Siwach started competing in the global circuit in 2021. In his first international competition, the 2021 AIBA Youth World Boxing Championships at Kielce, he competed in the men's bantamweight category. He defeated Kazakhstan's Yerbolat Sabyr in the finals to win the gold medal. In the 2022 Asian Games at Hangzhou, he represented India in the men's 57 kg category. After winning his first two bouts, he lost to Lu Ping of China in the quarter-finals.

In the 2025 World Boxing Cup, Siwach won the bronze medal in the 60 kg category in the first stage in Foz do Iguaçu, and the gold medal in the finals in New Delhi. At the Asian Elite Boxing Championships in Ulaanbaatar held in April 2026, Siwach won the silver medal in the 60 kg category after losing to Kazakhstan's Orazbek Assylkulov in the final.
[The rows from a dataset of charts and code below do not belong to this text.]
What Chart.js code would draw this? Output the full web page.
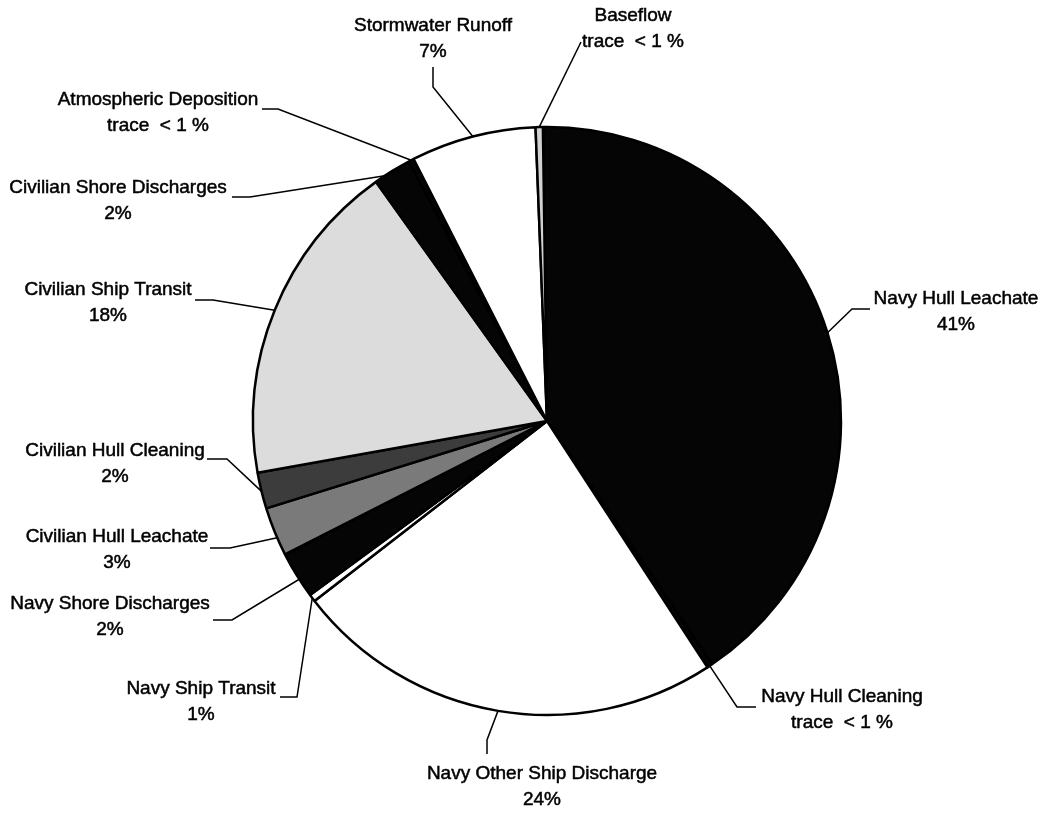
<!DOCTYPE html>
<html>
<head>
<meta charset="utf-8">
<title>Copper loading by source</title>
<script src="https://cdn.jsdelivr.net/npm/chart.js@4.4.1/dist/chart.umd.min.js"></script>
<style>
    html, body { margin: 0; padding: 0; background: #fff; }
    #wrap { position: relative; width: 1043px; height: 814px; }
</style>
</head>
<body>
<div id="wrap"><canvas id="sourceChart"></canvas></div>
<script>
// ==================== Data ====================

// slices clockwise from 12 o'clock
const categories = [
    'Navy Hull Leachate',
    'Navy Hull Cleaning',
    'Navy Other Ship Discharge',
    'Navy Ship Transit',
    'Navy Shore Discharges',
    'Civilian Hull Leachate',
    'Civilian Hull Cleaning',
    'Civilian Ship Transit',
    'Civilian Shore Discharges',
    'Atmospheric Deposition',
    'Stormwater Runoff',
    'Baseflow'
];

// share of the total
const shares = [40.9, 0.3, 23.8, 0.4, 2.6, 2.7, 2.0, 18.0, 2.1, 0.3, 6.9, 0.4];

// printed under each name
const shareLabels = ['41%', 'trace  < 1 %', '24%', '1%', '2%', '3%', '2%', '18%', '2%', 'trace  < 1 %', '7%', 'trace  < 1 %'];

// ==================== Styles / layout ====================

const sliceColors = [
    '#050505', '#050505', '#ffffff', '#ffffff', '#050505', '#7a7a7a',
    '#3c3c3c', '#dcdcdc', '#050505', '#050505', '#ffffff', '#d2d2d2'
];

// text centre (x, y of first line), where on the slice the leader starts (0..1),
// and the leader's bend points going out from the rim
const labelLayout = [
    { x: 956, y: 299, at: 0.5,  leader: [[852, 309], [870, 309]] },
    { x: 842, y: 697, at: 0.5,  leader: [[737, 707], [756, 707]] },
    { x: 542, y: 774, at: 0.5,  leader: [[487, 740], [487, 754]] },
    { x: 201, y: 689, at: 0.5,  leader: [[297, 697], [280, 697]] },
    { x: 110, y: 604, at: 0.4,  leader: [[232, 620], [213, 620]] },
    { x: 117, y: 537, at: 0.37, leader: [[230, 548], [210, 548]] },
    { x: 115, y: 451, at: 0.48, leader: [[227, 459], [207, 459]] },
    { x: 108, y: 290, at: 0.5,  leader: [[213, 300], [195, 300]] },
    { x: 118, y: 188, at: 0.28, leader: [[250, 197], [232, 197]] },
    { x: 158, y: 100, at: 0.5,  leader: [[278, 109], [262, 109]] },
    { x: 433, y: 26,  at: 0.5,  leader: [[433, 87], [433, 67]] },
    { x: 633, y: 16,  at: 0.5,  leader: [[581, 42]] }
];

const LINE_GAP = 26;

// ==================== Labels plugin ====================

function drawLabelLine(ctx, text, x, y) {
    // thin stroke thickens the glyphs a little, like the scanned original
    ctx.lineWidth = 0.5;
    ctx.strokeText(text, x, y);
    ctx.fillText(text, x, y);
}

const sourceLabels = {
    id: 'sourceLabels',
    afterDatasetsDraw(chart) {
        const ctx = chart.ctx;
        const arcs = chart.getDatasetMeta(0).data;

        ctx.save();
        ctx.strokeStyle = '#000';
        ctx.fillStyle = '#000';
        ctx.font = '19px "Liberation Sans", Arial, sans-serif';
        ctx.textAlign = 'center';
        ctx.textBaseline = 'middle';

        labelLayout.forEach((lay, i) => {
            const arc = arcs[i];
            const a = arc.startAngle + (arc.endAngle - arc.startAngle) * lay.at;
            const r = arc.outerRadius;

            ctx.lineWidth = 1.5;
            ctx.beginPath();
            ctx.moveTo(arc.x + r * Math.cos(a), arc.y + r * Math.sin(a));
            lay.leader.forEach(p => ctx.lineTo(p[0], p[1]));
            ctx.stroke();

            drawLabelLine(ctx, categories[i], lay.x, lay.y);
            drawLabelLine(ctx, shareLabels[i], lay.x, lay.y + LINE_GAP);
        });
        ctx.restore();
    }
};

// ==================== Chart ====================

document.addEventListener('DOMContentLoaded', function () {
    const canvas = document.getElementById('sourceChart');

    new Chart(canvas, {
        type: 'pie',
        data: {
            labels: categories,
            datasets: [{
                data: shares,
                backgroundColor: sliceColors,
                borderColor: '#000',
                borderWidth: 2.5,
                radius: 294
            }]
        },
        options: {
            responsive: true,
            maintainAspectRatio: false,
            animation: false,
            rotation: -0.8,
            layout: { padding: { left: 51, top: 28, right: 0, bottom: 0 } },
            plugins: {
                legend: { display: false },
                tooltip: { enabled: false }
            }
        },
        plugins: [sourceLabels]
    });
});
</script>
</body>
</html>
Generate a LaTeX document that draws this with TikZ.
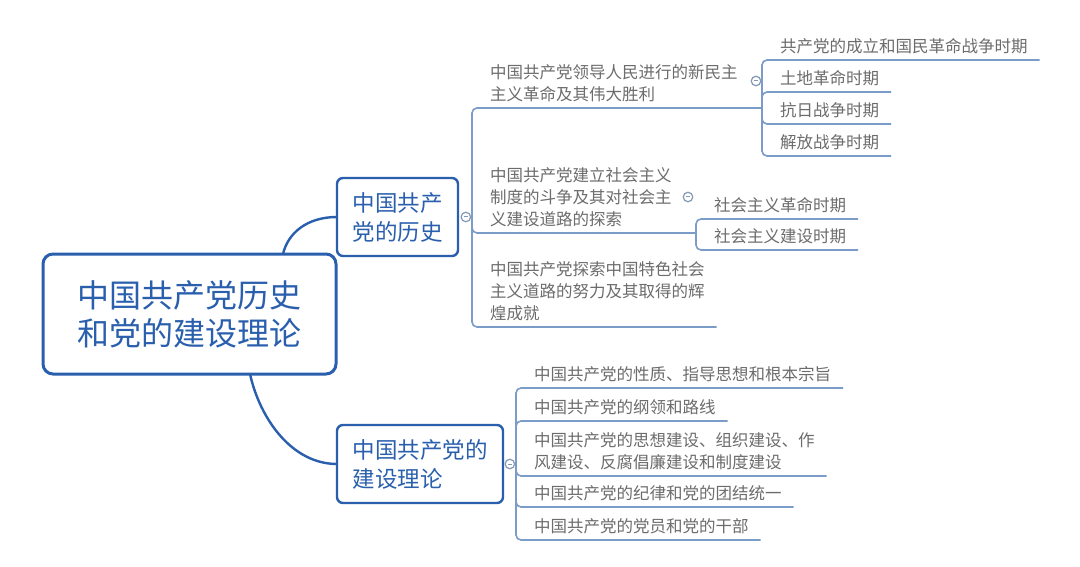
\documentclass[tikz,border=0pt]{standalone}
\usepackage{fontspec}
\setmainfont{Noto Sans CJK SC}
\usetikzlibrary{positioning}

\definecolor{mapblue}{HTML}{2A5FAE}
\definecolor{twigblue}{HTML}{7B9CC8}
\definecolor{leafgray}{HTML}{6C6C6C}
\definecolor{foldgray}{HTML}{8499B4}

\begin{document}
\begin{tikzpicture}[
    x=1pt, y=-1pt,
    root/.style={draw=mapblue, line width=3pt, rounded corners=10pt, fill=white, text=mapblue,
      font=\fontsize{32}{38}\selectfont, align=center, inner xsep=34.5pt, minimum height=120pt,
      outer sep=0pt, anchor=west},
    topic/.style={draw=mapblue, line width=2.4pt, rounded corners=6pt, fill=white, text=mapblue,
      font=\fontsize{22.5}{29}\selectfont, align=left, inner xsep=15.5pt, minimum height=78pt,
      outer sep=0pt, anchor=west},
    leaf/.style={anchor=south west, inner xsep=12pt, inner ysep=1pt, outer sep=0pt, text=leafgray,
      font=\fontsize{16.5}{22}\selectfont, align=left,
      execute at begin node=\strut, execute at end node=\strut},
    fold/.style={circle, draw=foldgray, line width=1.2pt, fill=white, inner sep=0pt, minimum size=9.5pt,
      path picture={\draw[foldgray, line width=1pt]
        ([xshift=-2.2pt]path picture bounding box.center) -- ([xshift=2.2pt]path picture bounding box.center);}},
    limb/.style={draw=mapblue, line width=2.4pt},
    twig/.style={draw=twigblue, line width=1.6pt, rounded corners=5pt}
  ]
  \fill[white] (0,0) rectangle (1080,567);

  % central topic and the two main branches
  \node[root] (root) at (43,314) {中国共产党历史\\和党的建设理论};
  \node[topic] (hist) at (337,217) {中国共产\\党的历史};
  \node[topic] (build) at (337,464) {中国共产党的\\建设理论};

  \draw[limb] ([xshift=93.5pt]root.north) .. controls +(5,-21) and +(-30,0) .. (hist.west);
  \draw[limb] ([xshift=60.5pt]root.south) .. controls +(10,45) and +(-45,0) .. (build.west);

  % history branch
  \node[fold, right=2.5pt of hist] (hist-fold) {};
  \coordinate (hist-j) at (472,218);
  \coordinate (rev-j) at (762,108);
  \coordinate (soc-j) at (696,233);
  \node[leaf] (rev) at (478,108) {中国共产党领导人民进行的新民主\\主义革命及其伟大胜利};
  \node[leaf] (soc) at (478,233) {中国共产党建立社会主义\\制度的斗争及其对社会主\\义建设道路的探索};
  \node[leaf] (path) at (478,327) {中国共产党探索中国特色社会\\主义道路的努力及其取得的辉\\煌成就};
  \draw[twig] (hist-fold) -- (hist-j);
  \draw[twig] (hist-j) |- (rev-j);
  \draw[twig] (hist-j) |- (soc-j);
  \draw[twig] (hist-j) |- (path.south east);

  % periods of the new-democratic revolution
  \node[fold] (rev-fold) at (756,81) {};
  \node[leaf] (rev1) at (768,60) {共产党的成立和国民革命战争时期};
  \node[leaf] (rev2) at (768,92) {土地革命时期};
  \node[leaf] (rev3) at (768,124) {抗日战争时期};
  \node[leaf] (rev4) at (768,156) {解放战争时期};
  \foreach \i in {1,...,4}
    \draw[twig] (rev-j) |- (rev\i.south east);

  % socialist periods
  \node[fold] (soc-fold) at (688,197) {};
  \node[leaf] (soc1) at (702,219) {社会主义革命时期};
  \node[leaf] (soc2) at (702,250) {社会主义建设时期};
  \foreach \i in {1,2}
    \draw[twig] (soc-j) |- (soc\i.south east);

  % party building branch
  \node[fold, right=1.5pt of build] (build-fold) {};
  \coordinate (build-j) at (516,464);
  \node[leaf] (bld1) at (522,388) {中国共产党的性质、指导思想和根本宗旨};
  \node[leaf] (bld2) at (522,421) {中国共产党的纲领和路线};
  \node[leaf] (bld3) at (522,476) {中国共产党的思想建设、组织建设、作\\风建设、反腐倡廉建设和制度建设};
  \node[leaf] (bld4) at (522,507) {中国共产党的纪律和党的团结统一};
  \node[leaf] (bld5) at (522,540) {中国共产党的党员和党的干部};
  \draw[twig] (build-fold) -- (build-j);
  \foreach \i in {1,...,5}
    \draw[twig] (build-j) |- (bld\i.south east);
\end{tikzpicture}
\end{document}
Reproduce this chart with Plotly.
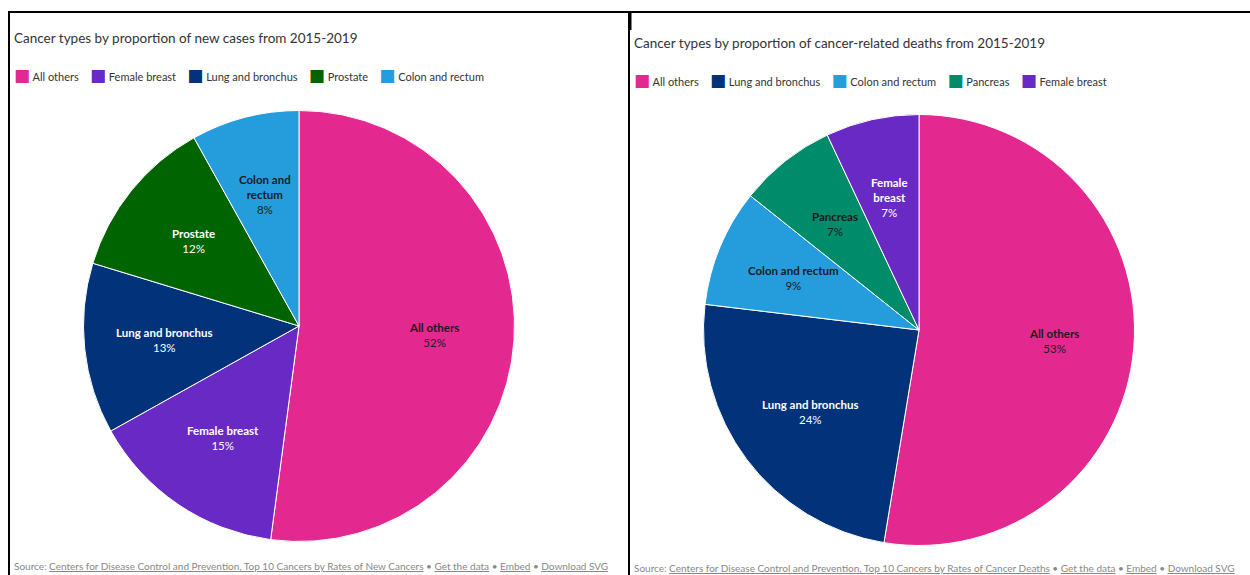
import math
import plotly.graph_objects as go

# ---- data ----
new_labels = ["All others", "Female breast", "Lung and bronchus", "Prostate", "Colon and rectum"]
new_display = ["All others", "Female breast", "Lung and bronchus", "Prostate", "Colon and<br>rectum"]
new_values = [52.1, 14.8, 12.8, 12.2, 8.1]
new_colors = ["#e3298f", "#6929c4", "#01327a", "#006400", "#259ddd"]
new_text_colors = ["#1a1a1a", "#ffffff", "#ffffff", "#ffffff", "#1a1a1a"]

death_labels = ["All others", "Lung and bronchus", "Colon and rectum", "Pancreas", "Female breast"]
death_display = ["All others", "Lung and bronchus", "Colon and rectum", "Pancreas", "Female<br>breast"]
death_values = [52.6, 24.3, 8.8, 7.3, 7.0]
death_colors = ["#e3298f", "#01327a", "#259ddd", "#008c6a", "#6929c4"]
death_text_colors = ["#1a1a1a", "#ffffff", "#1a1a1a", "#1a1a1a", "#ffffff"]

title_left = "Cancer types by proportion of new cases from 2015-2019"
title_right = "Cancer types by proportion of cancer-related deaths from 2015-2019"
source_name_left = "Centers for Disease Control and Prevention, Top 10 Cancers by Rates of New Cancers"
source_name_right = "Centers for Disease Control and Prevention, Top 10 Cancers by Rates of Cancer Deaths"
source_links = ["Get the data", "Embed", "Download SVG"]

FONT = "Lato"
W, H = 1250, 575

# pie geometry (pixels): centre x, centre y, radius
LEFT_PIE = (299, 326, 215.5)
RIGHT_PIE = (919, 330, 215.5)
LABEL_R = 0.63


def px_x(v):
    return v / W


def px_y(v):
    return 1 - v / H


def domain_of(geo):
    cx, cy, r = geo
    return dict(x=[px_x(cx - r), px_x(cx + r)], y=[px_y(cy + r), px_y(cy - r)])


def link(t):
    return ("<span style='text-decoration:underline;text-decoration-color:#a9d5f2'>"
            + t + "</span>")


def source_text(name):
    parts = [link(name)] + [link(t) for t in source_links]
    return "Source: " + " • ".join(parts)


def legend_text(labels, colors):
    items = []
    for lab, col in zip(labels, colors):
        items.append("<span style='color:%s;font-family:DejaVu Sans;font-size:17px'>■</span>"
                     "&nbsp;%s" % (col, lab))
    return "&nbsp;&nbsp;&nbsp;&nbsp;".join(items)


def slice_labels(values, display, text_colors, geo):
    cx, cy, r = geo
    total = float(sum(values))
    anns = []
    cum = 0.0
    for v, d, tc in zip(values, display, text_colors):
        mid = (cum + v / 2) / total * 2 * math.pi
        cum += v
        x = cx + LABEL_R * r * math.sin(mid)
        y = cy - LABEL_R * r * math.cos(mid)
        pct = round(v / total * 100)
        anns.append(dict(
            text="<b>%s</b><br>%d%%" % (d, pct), x=px_x(x), y=px_y(y),
            xref="paper", yref="paper", xanchor="center", yanchor="middle",
            showarrow=False, align="center",
            font=dict(family=FONT, size=11.5, color=tc)))
    return anns


fig = go.Figure()

fig.add_trace(go.Pie(
    labels=new_labels, values=new_values,
    sort=False, direction="clockwise", rotation=0,
    marker=dict(colors=new_colors, line=dict(color="white", width=1)),
    textinfo="none", domain=domain_of(LEFT_PIE),
    hoverinfo="label+percent", showlegend=False,
))

fig.add_trace(go.Pie(
    labels=death_labels, values=death_values,
    sort=False, direction="clockwise", rotation=0,
    marker=dict(colors=death_colors, line=dict(color="white", width=1)),
    textinfo="none", domain=domain_of(RIGHT_PIE),
    hoverinfo="label+percent", showlegend=False,
))

annotations = [
    dict(text=title_left, x=px_x(12), y=px_y(38), xref="paper", yref="paper",
         xanchor="left", yanchor="middle", showarrow=False,
         font=dict(family=FONT, size=13.5, color="#333333")),
    dict(text=title_right, x=px_x(632), y=px_y(43), xref="paper", yref="paper",
         xanchor="left", yanchor="middle", showarrow=False,
         font=dict(family=FONT, size=13.5, color="#333333")),
    dict(text=legend_text(new_labels, new_colors), x=px_x(12), y=px_y(75),
         xref="paper", yref="paper", xanchor="left", yanchor="middle", showarrow=False,
         font=dict(family=FONT, size=11, color="#333333")),
    dict(text=legend_text(death_labels, death_colors), x=px_x(632), y=px_y(80),
         xref="paper", yref="paper", xanchor="left", yanchor="middle", showarrow=False,
         font=dict(family=FONT, size=11, color="#333333")),
    dict(text=source_text(source_name_left), x=px_x(12), y=px_y(566), xref="paper", yref="paper",
         xanchor="left", yanchor="middle", showarrow=False,
         font=dict(family=FONT, size=10, color="#888888")),
    dict(text=source_text(source_name_right), x=px_x(632), y=px_y(568), xref="paper", yref="paper",
         xanchor="left", yanchor="middle", showarrow=False,
         font=dict(family=FONT, size=10, color="#888888")),
]
annotations += slice_labels(new_values, new_display, new_text_colors, LEFT_PIE)
annotations += slice_labels(death_values, death_display, death_text_colors, RIGHT_PIE)

shapes = [
    dict(type="line", xref="paper", yref="paper", x0=px_x(8), x1=px_x(1250), y0=px_y(12), y1=px_y(12),
         line=dict(color="black", width=2)),
    dict(type="line", xref="paper", yref="paper", x0=px_x(9), x1=px_x(9), y0=px_y(11), y1=0,
         line=dict(color="black", width=2)),
    dict(type="line", xref="paper", yref="paper", x0=px_x(629), x1=px_x(629), y0=px_y(11), y1=0,
         line=dict(color="black", width=2)),
    dict(type="line", xref="paper", yref="paper", x0=px_x(630.5), x1=px_x(630.5), y0=px_y(11), y1=px_y(30),
         line=dict(color="black", width=2)),
]

fig.update_layout(
    width=W, height=H, margin=dict(l=0, r=0, t=0, b=0),
    paper_bgcolor="white", plot_bgcolor="white",
    font=dict(family=FONT),
    annotations=annotations, shapes=shapes,
    showlegend=False,
)

fig.write_html("out.html")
Siwach represented India in the men's 60 kg event at the 2026 Commonwealth Games in Glasgow. He defeated Canada's Keoma Al-Ahmadieh England's William Hewitt in the first two rounds to advance to the quarter-finals. In the quarter-finals, he defeated Treasure Moremi of Botswana in a unanimous decision to reach the semi-finals. In the semi-finals, he defeated Owain Harris-Allan of Wales to progress to the finals. In the finals, he defeated Tryagain Ndevelo of Northern Namibia by a narrow 3-2 margin, to win the gold medal.